# DATA LINES:
++++++++++
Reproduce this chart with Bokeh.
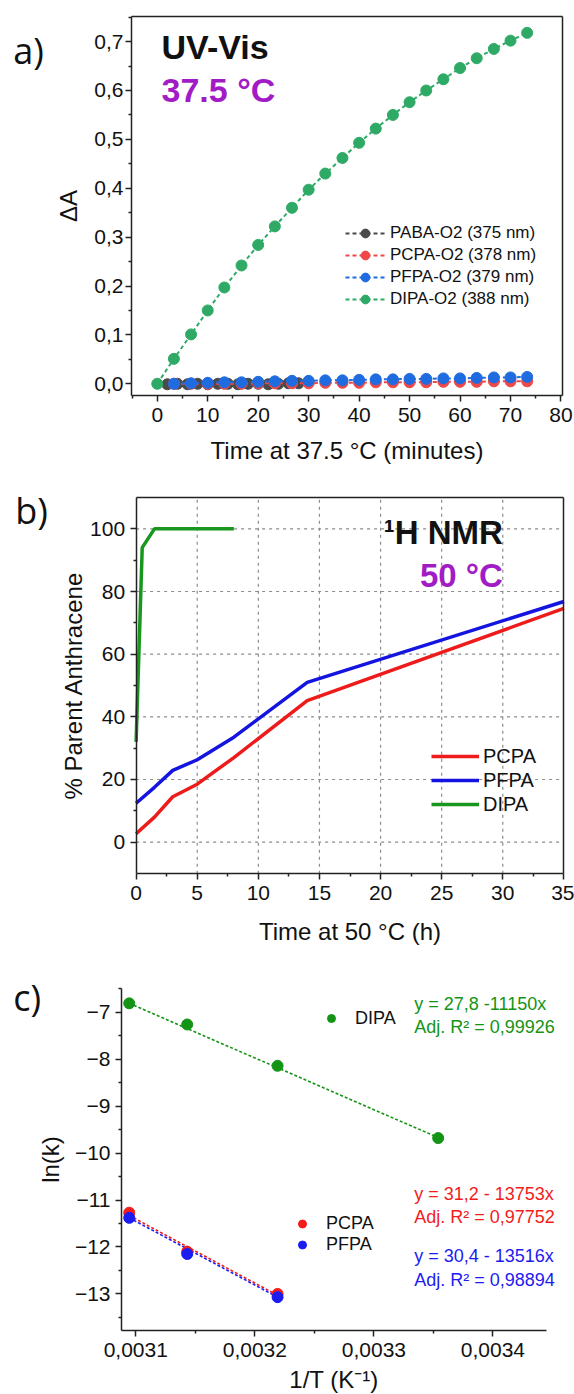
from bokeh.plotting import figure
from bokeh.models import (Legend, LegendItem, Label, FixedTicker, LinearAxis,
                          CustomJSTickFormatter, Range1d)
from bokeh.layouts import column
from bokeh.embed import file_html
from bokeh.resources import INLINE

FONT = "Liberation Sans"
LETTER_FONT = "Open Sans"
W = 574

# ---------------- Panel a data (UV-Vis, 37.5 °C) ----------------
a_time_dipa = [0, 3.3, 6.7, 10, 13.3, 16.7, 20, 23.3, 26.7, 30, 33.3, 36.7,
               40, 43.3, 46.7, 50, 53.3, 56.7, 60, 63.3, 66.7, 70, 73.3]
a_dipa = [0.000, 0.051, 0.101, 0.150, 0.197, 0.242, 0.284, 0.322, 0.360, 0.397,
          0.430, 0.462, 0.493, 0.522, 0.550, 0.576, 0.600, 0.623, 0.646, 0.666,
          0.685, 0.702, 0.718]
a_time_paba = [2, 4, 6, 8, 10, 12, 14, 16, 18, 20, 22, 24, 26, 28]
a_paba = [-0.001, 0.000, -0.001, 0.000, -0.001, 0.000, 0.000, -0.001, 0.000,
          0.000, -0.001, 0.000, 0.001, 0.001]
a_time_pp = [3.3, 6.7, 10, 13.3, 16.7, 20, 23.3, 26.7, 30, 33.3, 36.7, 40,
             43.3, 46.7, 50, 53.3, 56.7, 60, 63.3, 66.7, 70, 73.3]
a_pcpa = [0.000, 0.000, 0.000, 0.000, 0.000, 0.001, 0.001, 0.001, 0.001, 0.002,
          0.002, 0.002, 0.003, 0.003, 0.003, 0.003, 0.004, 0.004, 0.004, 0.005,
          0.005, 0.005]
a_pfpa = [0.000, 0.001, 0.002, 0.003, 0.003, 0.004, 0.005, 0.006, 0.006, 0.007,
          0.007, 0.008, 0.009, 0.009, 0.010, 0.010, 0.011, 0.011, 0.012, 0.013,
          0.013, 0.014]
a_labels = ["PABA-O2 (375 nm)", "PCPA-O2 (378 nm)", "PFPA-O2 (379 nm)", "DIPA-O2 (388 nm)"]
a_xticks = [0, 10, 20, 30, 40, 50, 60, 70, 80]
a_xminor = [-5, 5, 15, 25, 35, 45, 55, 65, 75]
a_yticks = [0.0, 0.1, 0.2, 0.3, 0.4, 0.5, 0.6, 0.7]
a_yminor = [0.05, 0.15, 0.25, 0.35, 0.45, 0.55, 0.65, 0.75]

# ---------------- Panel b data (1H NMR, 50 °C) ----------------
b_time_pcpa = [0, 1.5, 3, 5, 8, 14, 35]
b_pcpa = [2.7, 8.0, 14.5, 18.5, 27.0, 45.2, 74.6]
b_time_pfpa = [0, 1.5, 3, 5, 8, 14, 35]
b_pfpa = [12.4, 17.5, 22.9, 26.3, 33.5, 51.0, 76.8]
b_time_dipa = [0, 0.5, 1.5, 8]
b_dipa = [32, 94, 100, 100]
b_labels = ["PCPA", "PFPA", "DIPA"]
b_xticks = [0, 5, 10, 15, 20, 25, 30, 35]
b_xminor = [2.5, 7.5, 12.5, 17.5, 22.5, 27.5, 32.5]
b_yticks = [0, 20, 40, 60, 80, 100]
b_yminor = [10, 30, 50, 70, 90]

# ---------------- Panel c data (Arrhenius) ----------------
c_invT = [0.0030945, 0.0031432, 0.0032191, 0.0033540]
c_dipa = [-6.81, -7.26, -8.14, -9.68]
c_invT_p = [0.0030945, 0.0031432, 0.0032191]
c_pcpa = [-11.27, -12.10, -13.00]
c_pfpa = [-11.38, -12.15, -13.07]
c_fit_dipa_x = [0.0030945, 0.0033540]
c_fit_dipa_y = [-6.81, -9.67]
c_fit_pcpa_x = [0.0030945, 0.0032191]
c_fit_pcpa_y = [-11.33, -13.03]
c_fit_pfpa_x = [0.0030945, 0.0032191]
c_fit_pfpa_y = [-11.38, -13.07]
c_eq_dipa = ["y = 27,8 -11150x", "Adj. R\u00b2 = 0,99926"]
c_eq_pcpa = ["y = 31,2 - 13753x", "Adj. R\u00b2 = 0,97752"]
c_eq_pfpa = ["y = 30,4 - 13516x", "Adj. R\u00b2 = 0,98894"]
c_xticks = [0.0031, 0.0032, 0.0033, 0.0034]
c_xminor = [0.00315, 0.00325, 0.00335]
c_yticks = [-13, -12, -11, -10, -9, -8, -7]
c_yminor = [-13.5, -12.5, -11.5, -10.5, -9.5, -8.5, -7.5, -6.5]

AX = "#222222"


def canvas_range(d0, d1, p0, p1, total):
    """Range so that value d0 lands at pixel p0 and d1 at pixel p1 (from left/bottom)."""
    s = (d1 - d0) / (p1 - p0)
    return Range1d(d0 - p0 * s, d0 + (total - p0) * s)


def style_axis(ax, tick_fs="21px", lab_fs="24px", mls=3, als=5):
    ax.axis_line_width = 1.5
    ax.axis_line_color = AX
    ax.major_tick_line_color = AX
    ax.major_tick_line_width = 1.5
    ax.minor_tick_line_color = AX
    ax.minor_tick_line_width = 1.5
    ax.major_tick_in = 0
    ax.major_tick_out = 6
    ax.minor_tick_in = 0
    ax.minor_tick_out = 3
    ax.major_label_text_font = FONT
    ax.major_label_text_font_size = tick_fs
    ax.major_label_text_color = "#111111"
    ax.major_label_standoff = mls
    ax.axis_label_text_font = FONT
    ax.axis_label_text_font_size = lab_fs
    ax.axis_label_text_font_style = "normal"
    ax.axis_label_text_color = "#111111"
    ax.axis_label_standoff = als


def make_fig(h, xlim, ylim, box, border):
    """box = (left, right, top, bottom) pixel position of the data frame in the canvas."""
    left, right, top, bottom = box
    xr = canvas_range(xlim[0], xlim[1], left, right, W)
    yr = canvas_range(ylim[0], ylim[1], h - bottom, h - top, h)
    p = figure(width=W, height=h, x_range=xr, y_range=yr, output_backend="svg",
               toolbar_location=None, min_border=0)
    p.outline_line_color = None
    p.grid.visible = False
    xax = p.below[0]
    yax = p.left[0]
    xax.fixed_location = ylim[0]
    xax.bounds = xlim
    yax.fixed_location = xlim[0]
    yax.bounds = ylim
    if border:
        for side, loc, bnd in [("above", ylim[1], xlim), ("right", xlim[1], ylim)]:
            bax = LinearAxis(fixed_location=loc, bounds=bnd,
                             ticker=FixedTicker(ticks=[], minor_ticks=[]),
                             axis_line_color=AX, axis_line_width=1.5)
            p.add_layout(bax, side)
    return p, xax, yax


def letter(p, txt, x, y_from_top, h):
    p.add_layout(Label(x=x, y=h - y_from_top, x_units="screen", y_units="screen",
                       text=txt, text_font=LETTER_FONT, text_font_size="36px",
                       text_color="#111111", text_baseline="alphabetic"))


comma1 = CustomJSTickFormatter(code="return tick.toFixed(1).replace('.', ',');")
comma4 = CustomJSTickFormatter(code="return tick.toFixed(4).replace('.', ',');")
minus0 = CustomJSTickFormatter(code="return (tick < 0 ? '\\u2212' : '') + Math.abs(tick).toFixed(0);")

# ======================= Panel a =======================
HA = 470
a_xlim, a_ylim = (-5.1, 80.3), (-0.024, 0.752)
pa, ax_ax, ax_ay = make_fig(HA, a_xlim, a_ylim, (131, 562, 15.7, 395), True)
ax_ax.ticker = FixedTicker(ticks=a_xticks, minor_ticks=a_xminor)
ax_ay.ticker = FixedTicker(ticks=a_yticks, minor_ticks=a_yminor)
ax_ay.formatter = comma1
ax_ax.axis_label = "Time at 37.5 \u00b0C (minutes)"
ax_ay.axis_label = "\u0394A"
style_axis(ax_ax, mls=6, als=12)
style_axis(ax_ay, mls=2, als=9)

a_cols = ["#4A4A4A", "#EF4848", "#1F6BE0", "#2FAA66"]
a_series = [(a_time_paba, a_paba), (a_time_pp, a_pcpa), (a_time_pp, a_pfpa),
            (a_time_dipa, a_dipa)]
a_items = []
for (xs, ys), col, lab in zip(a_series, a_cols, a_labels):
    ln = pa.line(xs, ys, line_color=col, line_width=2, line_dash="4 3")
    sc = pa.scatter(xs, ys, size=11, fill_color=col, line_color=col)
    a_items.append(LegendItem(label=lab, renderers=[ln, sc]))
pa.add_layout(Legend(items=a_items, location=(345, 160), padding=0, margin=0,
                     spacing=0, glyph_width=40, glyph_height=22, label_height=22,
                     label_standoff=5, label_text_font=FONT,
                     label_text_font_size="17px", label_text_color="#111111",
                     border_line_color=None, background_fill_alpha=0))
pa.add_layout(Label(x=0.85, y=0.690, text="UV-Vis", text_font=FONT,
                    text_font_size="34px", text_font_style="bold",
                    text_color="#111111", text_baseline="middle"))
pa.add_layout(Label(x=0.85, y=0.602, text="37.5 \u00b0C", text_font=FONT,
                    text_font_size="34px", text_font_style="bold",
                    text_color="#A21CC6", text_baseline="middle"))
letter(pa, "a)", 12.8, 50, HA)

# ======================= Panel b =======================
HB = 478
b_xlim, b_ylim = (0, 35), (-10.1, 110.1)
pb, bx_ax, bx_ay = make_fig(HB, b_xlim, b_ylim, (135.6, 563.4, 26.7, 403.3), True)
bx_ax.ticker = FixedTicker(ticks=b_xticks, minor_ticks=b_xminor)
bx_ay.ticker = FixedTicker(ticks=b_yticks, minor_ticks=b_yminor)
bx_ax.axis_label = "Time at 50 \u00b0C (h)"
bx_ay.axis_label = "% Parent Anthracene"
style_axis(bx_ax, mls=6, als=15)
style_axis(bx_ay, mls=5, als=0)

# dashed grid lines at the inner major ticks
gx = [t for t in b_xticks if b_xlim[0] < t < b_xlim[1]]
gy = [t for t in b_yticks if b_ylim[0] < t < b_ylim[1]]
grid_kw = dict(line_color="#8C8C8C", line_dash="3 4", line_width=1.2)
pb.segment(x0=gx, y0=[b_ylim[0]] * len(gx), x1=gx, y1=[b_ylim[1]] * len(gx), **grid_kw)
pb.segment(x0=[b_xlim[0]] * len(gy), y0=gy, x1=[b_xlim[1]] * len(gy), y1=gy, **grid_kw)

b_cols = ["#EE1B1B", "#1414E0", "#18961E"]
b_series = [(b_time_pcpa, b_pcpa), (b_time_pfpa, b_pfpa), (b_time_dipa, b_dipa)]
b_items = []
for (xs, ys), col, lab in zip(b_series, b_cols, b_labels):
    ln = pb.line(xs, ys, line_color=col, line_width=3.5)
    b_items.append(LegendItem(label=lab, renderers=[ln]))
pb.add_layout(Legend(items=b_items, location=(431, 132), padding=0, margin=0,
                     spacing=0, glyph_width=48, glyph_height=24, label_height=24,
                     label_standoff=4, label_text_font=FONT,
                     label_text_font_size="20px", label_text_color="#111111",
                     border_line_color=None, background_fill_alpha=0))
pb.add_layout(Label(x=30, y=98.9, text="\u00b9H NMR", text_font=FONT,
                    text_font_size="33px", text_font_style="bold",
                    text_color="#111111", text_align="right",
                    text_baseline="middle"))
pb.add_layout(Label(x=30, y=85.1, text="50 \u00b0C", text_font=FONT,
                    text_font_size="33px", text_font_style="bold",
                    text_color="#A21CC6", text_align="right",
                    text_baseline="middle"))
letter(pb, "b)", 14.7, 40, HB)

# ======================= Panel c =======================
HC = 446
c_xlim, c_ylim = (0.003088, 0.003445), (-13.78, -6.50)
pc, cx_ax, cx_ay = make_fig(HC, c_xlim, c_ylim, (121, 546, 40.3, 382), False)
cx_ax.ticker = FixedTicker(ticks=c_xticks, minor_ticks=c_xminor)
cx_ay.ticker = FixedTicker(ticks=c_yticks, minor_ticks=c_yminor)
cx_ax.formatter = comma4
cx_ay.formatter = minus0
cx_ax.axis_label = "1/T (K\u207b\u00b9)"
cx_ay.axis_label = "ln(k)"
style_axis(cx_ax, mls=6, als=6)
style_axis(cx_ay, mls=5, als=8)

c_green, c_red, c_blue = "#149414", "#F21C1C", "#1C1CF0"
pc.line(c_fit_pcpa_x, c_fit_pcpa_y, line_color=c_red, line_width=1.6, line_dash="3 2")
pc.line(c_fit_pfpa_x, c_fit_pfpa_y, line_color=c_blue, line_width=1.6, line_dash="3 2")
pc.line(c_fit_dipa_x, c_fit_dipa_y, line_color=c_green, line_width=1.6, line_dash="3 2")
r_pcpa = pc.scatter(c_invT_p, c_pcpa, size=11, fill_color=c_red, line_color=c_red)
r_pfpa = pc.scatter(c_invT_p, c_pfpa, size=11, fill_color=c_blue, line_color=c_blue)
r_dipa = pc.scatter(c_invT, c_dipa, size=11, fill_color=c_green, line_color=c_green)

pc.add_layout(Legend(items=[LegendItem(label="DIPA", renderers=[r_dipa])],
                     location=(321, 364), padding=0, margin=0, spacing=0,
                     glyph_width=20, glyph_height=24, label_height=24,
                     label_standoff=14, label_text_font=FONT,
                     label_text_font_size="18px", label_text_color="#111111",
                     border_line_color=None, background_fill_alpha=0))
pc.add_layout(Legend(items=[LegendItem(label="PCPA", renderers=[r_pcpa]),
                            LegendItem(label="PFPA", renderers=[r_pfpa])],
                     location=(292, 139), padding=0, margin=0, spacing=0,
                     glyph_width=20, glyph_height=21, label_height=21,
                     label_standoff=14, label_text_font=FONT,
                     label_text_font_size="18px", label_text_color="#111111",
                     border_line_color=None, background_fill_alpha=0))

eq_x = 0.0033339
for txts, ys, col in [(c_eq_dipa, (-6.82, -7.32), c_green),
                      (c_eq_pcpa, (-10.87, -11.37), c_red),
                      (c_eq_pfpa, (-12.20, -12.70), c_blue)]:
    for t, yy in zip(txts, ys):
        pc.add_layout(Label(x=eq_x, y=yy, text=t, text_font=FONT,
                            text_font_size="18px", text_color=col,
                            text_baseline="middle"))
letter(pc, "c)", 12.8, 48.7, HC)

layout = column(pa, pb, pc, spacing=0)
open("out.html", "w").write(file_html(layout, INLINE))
++++++++++
# SET PROBLEM:
Restate the data word for word from its first line through the line with "from bokeh.resources import INLINE", leaving out any picture along the way.

# SOLUTION TO THIS EXERCISE:
Reproduce this chart with Bokeh.
from bokeh.plotting import figure
from bokeh.models import (Legend, LegendItem, Label, FixedTicker, LinearAxis,
                          CustomJSTickFormatter, Range1d)
from bokeh.layouts import column
from bokeh.embed import file_html
from bokeh.resources import INLINE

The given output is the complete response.